On peut aussi s’interroger sur ce que Carpenter veut raconter sur le Mal, avec un grand M comme celui qui est maudit : en refusant toute justification à la folie meurtrière de The Shape, en dissociant le tueur de l’humain Mike Myers, en mettant en avant « le croquemitaine », il explore sa propre peur. La peur la plus élémentaire ; celle de l’existence d’un mal qui ne serait pas lié aux vices des humains, qui dépasserait l’entendement. L’influence de Lovecraft est évidente, et c’est quelque chose que l’on retrouve dans ses films les plus personnels comme Prince of Darkness ou In The Mouth of Madness.

En revanche, les interprétations sous un angle politique sont – étrangement et malheureusement – plus rares. Bien sûr, quand il s’agit de New York 1997 ou de Invasion Los Angeles, c’est l’évidence même, mais on peut aussi voir dans Halloween une critique de la société américaine. Ces quartiers résidentiels, comme celui que l’on voit dans le film, qui ont commencés à se développer dans les années 50 pour éloigner les familles aisées des problèmes des centres-ville, sont une manière pour la bourgeoisie de fuir la réalité d’un pays malade. Dès que l’enfant Mike Myers sort du cadre par sa violence, il est expulsé dans l’hôpital psychiatrique, dans le noir, là où l’on va cacher tous les problèmes que l’on ne veut pas voir pour se faire croire qu’ils n’existent plus. Aussi le retour du tueur dans son quartier peut être vu comme l’implosion d’une société délétère, qui a gardé ses démons trop longtemps sous pression et qui se retrouve avec une explosion de sang dans la gueule.
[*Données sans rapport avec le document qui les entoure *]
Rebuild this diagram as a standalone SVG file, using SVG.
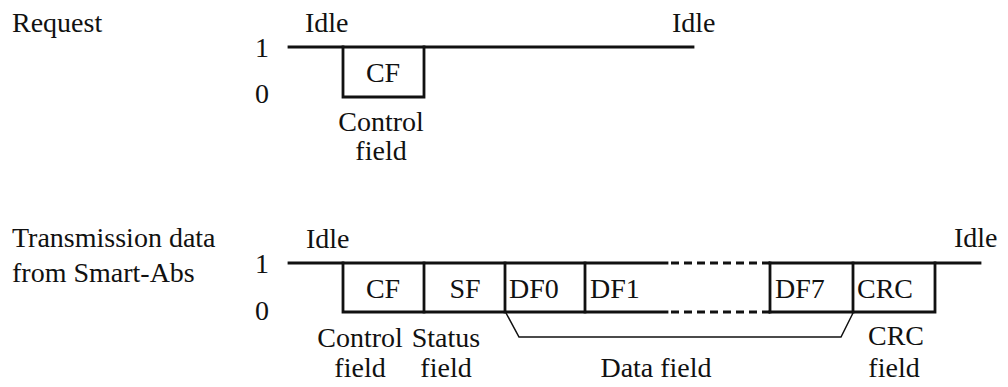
<svg xmlns="http://www.w3.org/2000/svg" width="1008" height="387" viewBox="0 0 1008 387">
<defs>
<style>
text{font-family:"Times New Roman","Liberation Serif",Times,"DejaVu Serif",serif;font-size:28px;fill:#111}
.m{text-anchor:middle}
.sig{fill:none;stroke:#111;stroke-width:2.8;stroke-linecap:square}
.dash{fill:none;stroke:#111;stroke-width:2.8;stroke-dasharray:8 5}
.thin{fill:none;stroke:#111;stroke-width:1.5}
</style>
</defs>
<rect width="1008" height="387" fill="#fff"/>
<g id="request">
<text x="12" y="32">Request</text>
<text x="305" y="32">Idle</text>
<text x="672" y="32">Idle</text>
<text x="255" y="57">1</text>
<text x="255" y="103">0</text>
<text class="m" x="383" y="82">CF</text>
<text class="m" x="381" y="131">Control</text>
<text class="m" x="381" y="160">field</text>
</g>
<g id="transmission">
<text x="12" y="247">Transmission data</text>
<text x="12" y="282">from Smart-Abs</text>
<text x="306" y="248">Idle</text>
<text x="954" y="247">Idle</text>
<text x="255" y="273">1</text>
<text x="255" y="320">0</text>
<text class="m" x="383" y="298">CF</text>
<text class="m" x="465" y="298">SF</text>
<text x="509" y="298">DF0</text>
<text x="590" y="298">DF1</text>
<text x="775" y="298">DF7</text>
<text x="857" y="298">CRC</text>
<text class="m" x="360" y="347">Control</text>
<text class="m" x="360" y="377">field</text>
<text class="m" x="446" y="347">Status</text>
<text class="m" x="446" y="377">field</text>
<text class="m" x="656" y="377">Data field</text>
<text class="m" x="896" y="345">CRC</text>
<text class="m" x="894" y="377">field</text>
</g>
<g id="connectors">
<line class="sig" x1="289" y1="47" x2="693" y2="47"/>
<polyline class="sig" points="343,47 343,97 424,97 424,47"/>
<polyline class="sig" points="289,263 667,263"/>
<line class="dash" x1="671" y1="263" x2="770" y2="263"/>
<polyline class="sig" points="770,263 980,263"/>
<polyline class="sig" points="343,263 343,312 667,312"/>
<line class="dash" x1="671" y1="312" x2="770" y2="312"/>
<polyline class="sig" points="770,312 935,312 935,263"/>
<line class="sig" x1="424" y1="263" x2="424" y2="312"/>
<line class="sig" x1="505" y1="263" x2="505" y2="312"/>
<line class="sig" x1="585" y1="263" x2="585" y2="312"/>
<line class="sig" x1="770" y1="263" x2="770" y2="312"/>
<line class="sig" x1="853" y1="263" x2="853" y2="312"/>
<polyline class="thin" points="506,313 519,337 841,337 853,313"/>
</g>
</svg>
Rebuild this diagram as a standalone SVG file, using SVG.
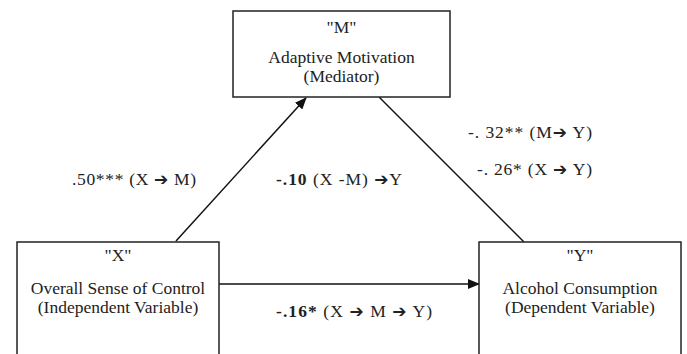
<svg xmlns="http://www.w3.org/2000/svg" width="687" height="354" viewBox="0 0 687 354">
<style>
.box{fill:#fff;stroke:#222;stroke-width:1.5}
.t{font-family:"Liberation Serif","Times New Roman",serif;font-size:17.5px;fill:#222}
.c{text-anchor:middle}
.ar{font-family:"DejaVu Sans",sans-serif;font-size:17px;font-weight:bold}
.ln{stroke:#111;stroke-width:1.5;fill:none}
</style>
<defs>
<marker id="ah" markerUnits="userSpaceOnUse" markerWidth="12" markerHeight="10" refX="11" refY="5" orient="auto">
<path d="M0,0 L12,5 L0,10 Z" fill="#111"/>
</marker>
</defs>
<rect width="687" height="354" fill="#fff"/>
<g id="connectors">
<line class="ln" x1="176" y1="241" x2="306" y2="98" marker-end="url(#ah)"/>
<line class="ln" x1="379" y1="97" x2="524" y2="242"/>
<line class="ln" x1="219" y1="284" x2="479" y2="284" marker-end="url(#ah)"/>
</g>
<g id="node-M">
<rect class="box" x="233" y="11" width="217" height="86"/>
<text class="t c" x="341.5" y="33">"M"</text>
<text class="t c" x="341.5" y="63">Adaptive Motivation</text>
<text class="t c" x="341.5" y="82">(Mediator)</text>
</g>
<g id="node-X">
<rect class="box" x="17" y="242" width="202" height="120"/>
<text class="t c" x="118" y="261">"X"</text>
<text class="t c" x="118" y="293.5">Overall Sense of Control</text>
<text class="t c" x="118" y="312.5">(Independent Variable)</text>
</g>
<g id="node-Y">
<rect class="box" x="479" y="242" width="202" height="120"/>
<text class="t c" x="580" y="261">"Y"</text>
<text class="t c" x="580" y="293.5">Alcohol Consumption</text>
<text class="t c" x="580" y="312.5">(Dependent Variable)</text>
</g>
<g id="labels">
<text class="t" x="72" y="185" textLength="124" lengthAdjust="spacing">.50*** (X <tspan class="ar">➔</tspan> M)</text>
<text class="t" x="276" y="185" textLength="126" lengthAdjust="spacing"><tspan font-weight="bold">-.10</tspan> (X -M) <tspan class="ar">➔</tspan>Y</text>
<text class="t" x="468" y="138" textLength="124" lengthAdjust="spacing">-. 32** (M<tspan class="ar">➔</tspan> Y)</text>
<text class="t" x="477" y="175" textLength="115" lengthAdjust="spacing">-. 26* (X <tspan class="ar">➔</tspan> Y)</text>
<text class="t" x="276" y="317" textLength="156" lengthAdjust="spacing"><tspan font-weight="bold">-.16*</tspan> (X <tspan class="ar">➔</tspan> M <tspan class="ar">➔</tspan> Y)</text>
</g>
</svg>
Voilà pourquoi Halloween est encore si présent dans nos mémoires, quarante ans après : sa simplicité est la source même de sa richesse. À l’image de son tueur iconique, le film de John Carpenter est bel et bien increvable.

Halloween de John Carpenter, avec Donald Pleasence, Jamie Lee Curtis, P.J. Soles et Nick Castle. Initialement sorti en 1978, ressorti le 24 octobre 2018.